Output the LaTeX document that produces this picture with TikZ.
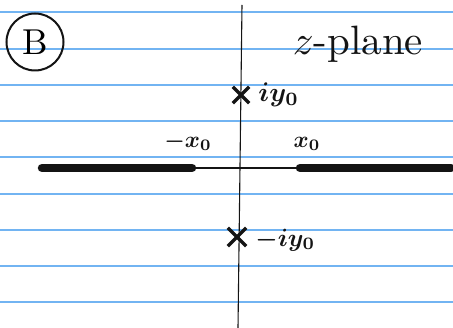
\documentclass[tikz,border=0pt]{standalone}
\usetikzlibrary{positioning,shapes.misc}
\definecolor{ruleblue}{HTML}{72B4F2}
\definecolor{ink}{HTML}{141414}
\newcommand{\enlargeby}[2]{\scalebox{#1}{#2}}

\begin{document}
\begin{tikzpicture}[
    x=1pt, y=-1pt,
    rule/.style={draw=ruleblue, line width=1.6pt},
    axis/.style={draw=ink, line width=1.1pt},
    cut/.style={draw=ink, line width=8.5pt, line cap=round},
    pole/.style={cross out, draw=ink, line width=3.4pt, minimum size=13pt, inner sep=0pt},
    lbl/.style={text=ink, inner sep=1pt, font=\boldmath},
]
\useasboundingbox[fill=white] (0,0) rectangle (453,328);

% ---------------- ruled paper ----------------
\foreach \y in {12, 49, 85, 121, 157, 194, 230, 266, 302}
  \draw[rule] (0,\y) -- (453,\y);

% ---------------- axes ----------------
\coordinate (top) at (242,5);
\coordinate (bot) at (238,328);
\coordinate (left) at (42,168);
\coordinate (right) at (451,168);
\coordinate (mx) at (192,168);
\coordinate (px) at (300,168);
\draw[axis] (top) -- (bot);
\draw[axis] (mx) -- (px);

% branch cuts
\draw[cut] (left) -- (mx);
\draw[cut] (px) -- (right);

% ---------------- poles ----------------
\node[pole] (up) at (241,95) {};
\node[pole, minimum size=15pt] (dn) at (237,237) {};
\node[lbl, right=8pt of up] (uplbl) {\enlargeby{2.7}{$iy_0$}};
\node[lbl, right=8pt of dn, yshift=-3pt] (dnlbl) {\enlargeby{2.5}{$-iy_0$}};

% ---------------- end points ----------------
\node[lbl, above=16pt of mx, xshift=-4pt] (mxlbl) {\enlargeby{2.3}{$-x_0$}};
\node[lbl, above=16pt of px, xshift=7pt] (pxlbl) {\enlargeby{2.3}{$x_0$}};

% ---------------- title ----------------
\node[text=ink, inner sep=1pt] (title) at (358,44) {\enlargeby{4.1}{$z$-plane}};
\node[circle, draw=ink, line width=2pt, minimum size=57pt,
      inner sep=0pt] (tag) at (35,42) {\enlargeby{3.6}{B}};
\end{tikzpicture}
\end{document}
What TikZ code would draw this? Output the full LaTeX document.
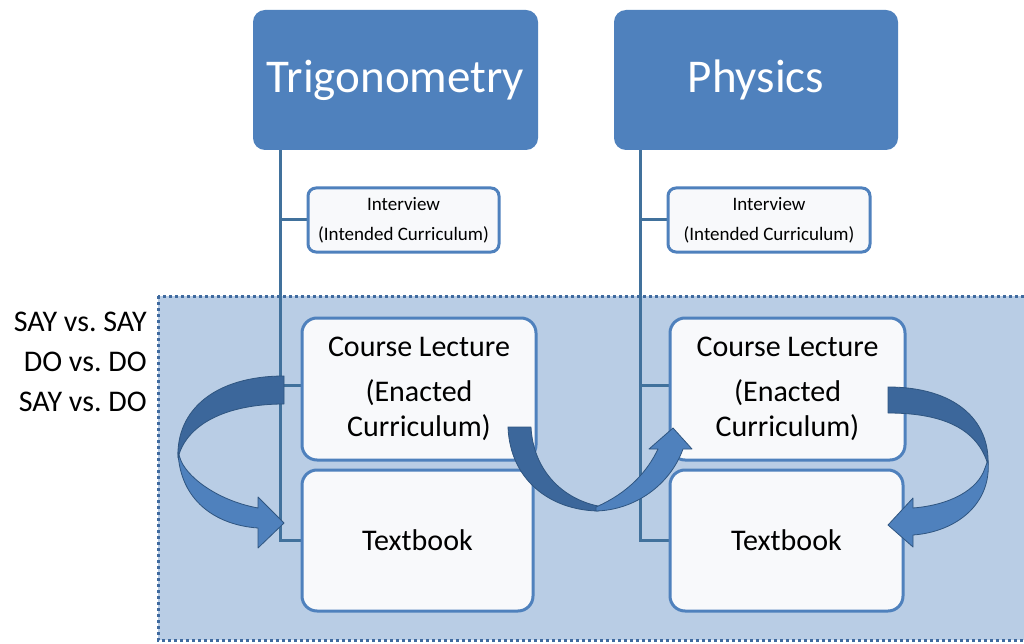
\documentclass[tikz,border=0pt]{standalone}
\usepackage{fontspec}
\setmainfont{Carlito}
\usetikzlibrary{backgrounds}
\definecolor{hdr}{HTML}{4F81BD}
\definecolor{panel}{HTML}{B9CDE5}
\definecolor{linec}{HTML}{41719C}
\definecolor{boxfill}{HTML}{F8F9FB}
\definecolor{dotc}{HTML}{3F6A9F}
\definecolor{arrdark}{HTML}{3C679B}
\definecolor{arrlight}{HTML}{4F81BD}
\definecolor{arredge}{HTML}{2F5580}
\begin{document}
\begin{tikzpicture}[x=1pt,y=-1pt,
  header/.style={rectangle, rounded corners=12pt, fill=hdr, text=white,
    font=\fontsize{47}{56}\selectfont, inner sep=0pt, minimum height=140pt},
  smallbox/.style={rectangle, rounded corners=8pt, draw=hdr, line width=3pt, fill=boxfill,
    font=\fontsize{19}{30}\selectfont, align=center, inner sep=0pt, minimum height=64pt},
  bigbox/.style={rectangle, rounded corners=15pt, draw=hdr, line width=3pt, fill=boxfill,
    font=\fontsize{30}{35}\selectfont, align=center, inner sep=0pt},
  conn/.style={draw=linec, line width=3pt},
  arrpart/.style={draw=arredge, line width=0.8pt, line join=round},
  sidetext/.style={font=\fontsize{30}{40}\selectfont, align=right, anchor=east, inner sep=0pt}
]
\useasboundingbox (0,0) rectangle (1024,644);

% header boxes
\node[header, minimum width=285pt] (trig) at (395.5,80) {Trigonometry};
\node[header, minimum width=284pt] (phys) at (756,80) {Physics};

% boxes
\node[smallbox, minimum width=191pt] (intL) at (403.5,220) {Interview\\(Intended Curriculum)};
\node[smallbox, minimum width=202pt] (intR) at (769,220) {Interview\\(Intended Curriculum)};
\node[bigbox, minimum width=234pt, minimum height=142pt] (courseL) at (419,389) {Course Lecture\\[10pt](Enacted\\Curriculum)};
\node[bigbox, minimum width=235pt, minimum height=142pt] (courseR) at (787.5,389) {Course Lecture\\[10pt](Enacted\\Curriculum)};
\node[bigbox, minimum width=231pt, minimum height=141pt] (texL) at (417.5,540.5) {Textbook};
\node[bigbox, minimum width=233pt, minimum height=141pt] (texR) at (786.5,540.5) {Textbook};

% side text
\node[sidetext] (side) at (147,362) {SAY vs.\ SAY\\DO vs.\ DO\\SAY vs.\ DO};

\begin{scope}[on background layer]
\fill[white] (0,0) rectangle (1024,644);
% panel
\draw[fill=panel, draw=dotc, line width=3pt, dash pattern=on 3pt off 3pt] (158,296) rectangle (1030,640);
% connectors
\coordinate (tvL) at ([xshift=-115.5pt]trig.south);
\coordinate (tvR) at ([xshift=-116pt]phys.south);
\coordinate (cLw) at ([yshift=4pt]courseL.west);
\coordinate (cRw) at ([yshift=4pt]courseR.west);
\draw[conn] (tvL) -- (tvL |- texL.west) -- (texL.west);
\draw[conn] (tvL |- intL.west) -- (intL.west);
\draw[conn] (tvL |- cLw) -- (cLw);
\draw[conn] (tvR) -- (tvR |- texR.west) -- (texR.west);
\draw[conn] (tvR |- intR.west) -- (intR.west);
\draw[conn] (tvR |- cRw) -- (cRw);
\end{scope}

% left curved arrow
\fill[arrdark, arrpart] (284,376) .. controls (215,376) and (176,410) .. (178,458)
  .. controls (186,425) and (225,404) .. (284,404) -- cycle;
\fill[arrlight, arrpart] (178,452) .. controls (180,500) and (215,525) .. (258,528)
  -- (258,548) -- (284,523) -- (258,497) -- (258,508)
  .. controls (215,500) and (185,475) .. (180,458) -- cycle;

% middle curved arrow
\fill[arrdark, arrpart] (508,427) -- (531,427) .. controls (533,468) and (560,498) .. (598,506)
  -- (598,511) .. controls (550,510) and (510,480) .. (508,427) -- cycle;
\fill[arrlight, arrpart] (596,511) .. controls (635,510) and (670,485) .. (683,449)
  -- (692,449) -- (673,428) -- (649,449) -- (658,449)
  .. controls (648,470) and (630,492) .. (596,507) -- cycle;

% right curved arrow
\fill[arrdark, arrpart] (888,387) .. controls (955,387) and (990,420) .. (988,465)
  .. controls (978,430) and (945,413) .. (888,413) -- cycle;
\fill[arrlight, arrpart] (988,460) .. controls (992,505) and (955,532) .. (913,535)
  -- (913,547) -- (888,525) -- (913,498) -- (913,508)
  .. controls (950,505) and (978,490) .. (985,468) -- cycle;
\end{tikzpicture}
\end{document}
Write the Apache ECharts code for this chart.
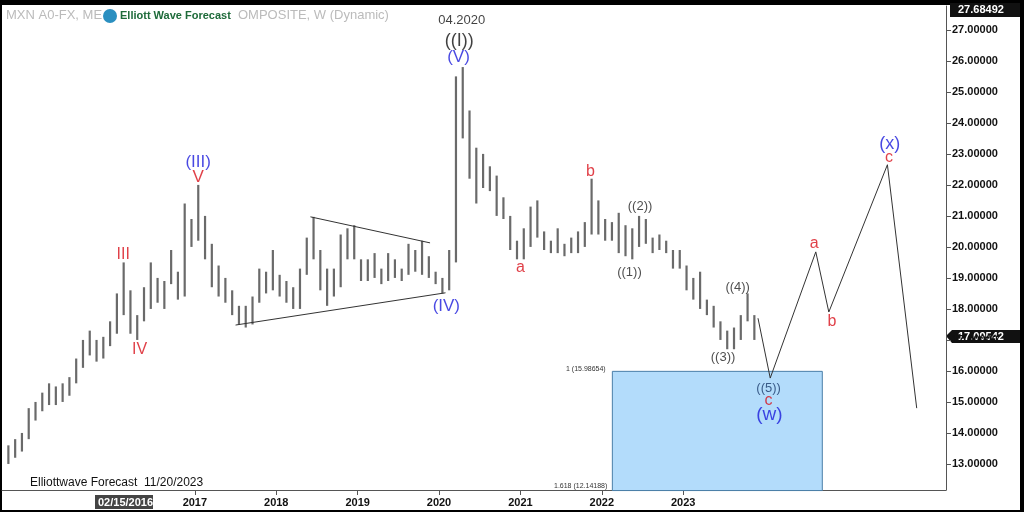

Stated task — Print the listing above in full, exactly as written. Omit any pictures.

Finished answer —
Output the LaTeX document that produces this picture with TikZ.
\documentclass[tikz,border=0pt]{standalone}
\usetikzlibrary{positioning,shapes.misc}
\definecolor{ruleblue}{HTML}{72B4F2}
\definecolor{ink}{HTML}{141414}
\newcommand{\enlargeby}[2]{\scalebox{#1}{#2}}

\begin{document}
\begin{tikzpicture}[
    x=1pt, y=-1pt,
    rule/.style={draw=ruleblue, line width=1.6pt},
    axis/.style={draw=ink, line width=1.1pt},
    cut/.style={draw=ink, line width=8.5pt, line cap=round},
    pole/.style={cross out, draw=ink, line width=3.4pt, minimum size=13pt, inner sep=0pt},
    lbl/.style={text=ink, inner sep=1pt, font=\boldmath},
]
\useasboundingbox[fill=white] (0,0) rectangle (453,328);

% ---------------- ruled paper ----------------
\foreach \y in {12, 49, 85, 121, 157, 194, 230, 266, 302}
  \draw[rule] (0,\y) -- (453,\y);

% ---------------- axes ----------------
\coordinate (top) at (242,5);
\coordinate (bot) at (238,328);
\coordinate (left) at (42,168);
\coordinate (right) at (451,168);
\coordinate (mx) at (192,168);
\coordinate (px) at (300,168);
\draw[axis] (top) -- (bot);
\draw[axis] (mx) -- (px);

% branch cuts
\draw[cut] (left) -- (mx);
\draw[cut] (px) -- (right);

% ---------------- poles ----------------
\node[pole] (up) at (241,95) {};
\node[pole, minimum size=15pt] (dn) at (237,237) {};
\node[lbl, right=8pt of up] (uplbl) {\enlargeby{2.7}{$iy_0$}};
\node[lbl, right=8pt of dn, yshift=-3pt] (dnlbl) {\enlargeby{2.5}{$-iy_0$}};

% ---------------- end points ----------------
\node[lbl, above=16pt of mx, xshift=-4pt] (mxlbl) {\enlargeby{2.3}{$-x_0$}};
\node[lbl, above=16pt of px, xshift=7pt] (pxlbl) {\enlargeby{2.3}{$x_0$}};

% ---------------- title ----------------
\node[text=ink, inner sep=1pt] (title) at (358,44) {\enlargeby{4.1}{$z$-plane}};
\node[circle, draw=ink, line width=2pt, minimum size=57pt,
      inner sep=0pt] (tag) at (35,42) {\enlargeby{3.6}{B}};
\end{tikzpicture}
\end{document}
What TikZ code would draw this? Output the full LaTeX document.
\documentclass[tikz,border=0pt]{standalone}
\usepackage{fontspec}
\setmainfont{Carlito}
\usetikzlibrary{backgrounds}
\definecolor{hdr}{HTML}{4F81BD}
\definecolor{panel}{HTML}{B9CDE5}
\definecolor{linec}{HTML}{41719C}
\definecolor{boxfill}{HTML}{F8F9FB}
\definecolor{dotc}{HTML}{3F6A9F}
\definecolor{arrdark}{HTML}{3C679B}
\definecolor{arrlight}{HTML}{4F81BD}
\definecolor{arredge}{HTML}{2F5580}
\begin{document}
\begin{tikzpicture}[x=1pt,y=-1pt,
  header/.style={rectangle, rounded corners=12pt, fill=hdr, text=white,
    font=\fontsize{47}{56}\selectfont, inner sep=0pt, minimum height=140pt},
  smallbox/.style={rectangle, rounded corners=8pt, draw=hdr, line width=3pt, fill=boxfill,
    font=\fontsize{19}{30}\selectfont, align=center, inner sep=0pt, minimum height=64pt},
  bigbox/.style={rectangle, rounded corners=15pt, draw=hdr, line width=3pt, fill=boxfill,
    font=\fontsize{30}{35}\selectfont, align=center, inner sep=0pt},
  conn/.style={draw=linec, line width=3pt},
  arrpart/.style={draw=arredge, line width=0.8pt, line join=round},
  sidetext/.style={font=\fontsize{30}{40}\selectfont, align=right, anchor=east, inner sep=0pt}
]
\useasboundingbox (0,0) rectangle (1024,644);

% header boxes
\node[header, minimum width=285pt] (trig) at (395.5,80) {Trigonometry};
\node[header, minimum width=284pt] (phys) at (756,80) {Physics};

% boxes
\node[smallbox, minimum width=191pt] (intL) at (403.5,220) {Interview\\(Intended Curriculum)};
\node[smallbox, minimum width=202pt] (intR) at (769,220) {Interview\\(Intended Curriculum)};
\node[bigbox, minimum width=234pt, minimum height=142pt] (courseL) at (419,389) {Course Lecture\\[10pt](Enacted\\Curriculum)};
\node[bigbox, minimum width=235pt, minimum height=142pt] (courseR) at (787.5,389) {Course Lecture\\[10pt](Enacted\\Curriculum)};
\node[bigbox, minimum width=231pt, minimum height=141pt] (texL) at (417.5,540.5) {Textbook};
\node[bigbox, minimum width=233pt, minimum height=141pt] (texR) at (786.5,540.5) {Textbook};

% side text
\node[sidetext] (side) at (147,362) {SAY vs.\ SAY\\DO vs.\ DO\\SAY vs.\ DO};

\begin{scope}[on background layer]
\fill[white] (0,0) rectangle (1024,644);
% panel
\draw[fill=panel, draw=dotc, line width=3pt, dash pattern=on 3pt off 3pt] (158,296) rectangle (1030,640);
% connectors
\coordinate (tvL) at ([xshift=-115.5pt]trig.south);
\coordinate (tvR) at ([xshift=-116pt]phys.south);
\coordinate (cLw) at ([yshift=4pt]courseL.west);
\coordinate (cRw) at ([yshift=4pt]courseR.west);
\draw[conn] (tvL) -- (tvL |- texL.west) -- (texL.west);
\draw[conn] (tvL |- intL.west) -- (intL.west);
\draw[conn] (tvL |- cLw) -- (cLw);
\draw[conn] (tvR) -- (tvR |- texR.west) -- (texR.west);
\draw[conn] (tvR |- intR.west) -- (intR.west);
\draw[conn] (tvR |- cRw) -- (cRw);
\end{scope}

% left curved arrow
\fill[arrdark, arrpart] (284,376) .. controls (215,376) and (176,410) .. (178,458)
  .. controls (186,425) and (225,404) .. (284,404) -- cycle;
\fill[arrlight, arrpart] (178,452) .. controls (180,500) and (215,525) .. (258,528)
  -- (258,548) -- (284,523) -- (258,497) -- (258,508)
  .. controls (215,500) and (185,475) .. (180,458) -- cycle;

% middle curved arrow
\fill[arrdark, arrpart] (508,427) -- (531,427) .. controls (533,468) and (560,498) .. (598,506)
  -- (598,511) .. controls (550,510) and (510,480) .. (508,427) -- cycle;
\fill[arrlight, arrpart] (596,511) .. controls (635,510) and (670,485) .. (683,449)
  -- (692,449) -- (673,428) -- (649,449) -- (658,449)
  .. controls (648,470) and (630,492) .. (596,507) -- cycle;

% right curved arrow
\fill[arrdark, arrpart] (888,387) .. controls (955,387) and (990,420) .. (988,465)
  .. controls (978,430) and (945,413) .. (888,413) -- cycle;
\fill[arrlight, arrpart] (988,460) .. controls (992,505) and (955,532) .. (913,535)
  -- (913,547) -- (888,525) -- (913,498) -- (913,508)
  .. controls (950,505) and (978,490) .. (985,468) -- cycle;
\end{tikzpicture}
\end{document}
Write the Apache ECharts code for this chart.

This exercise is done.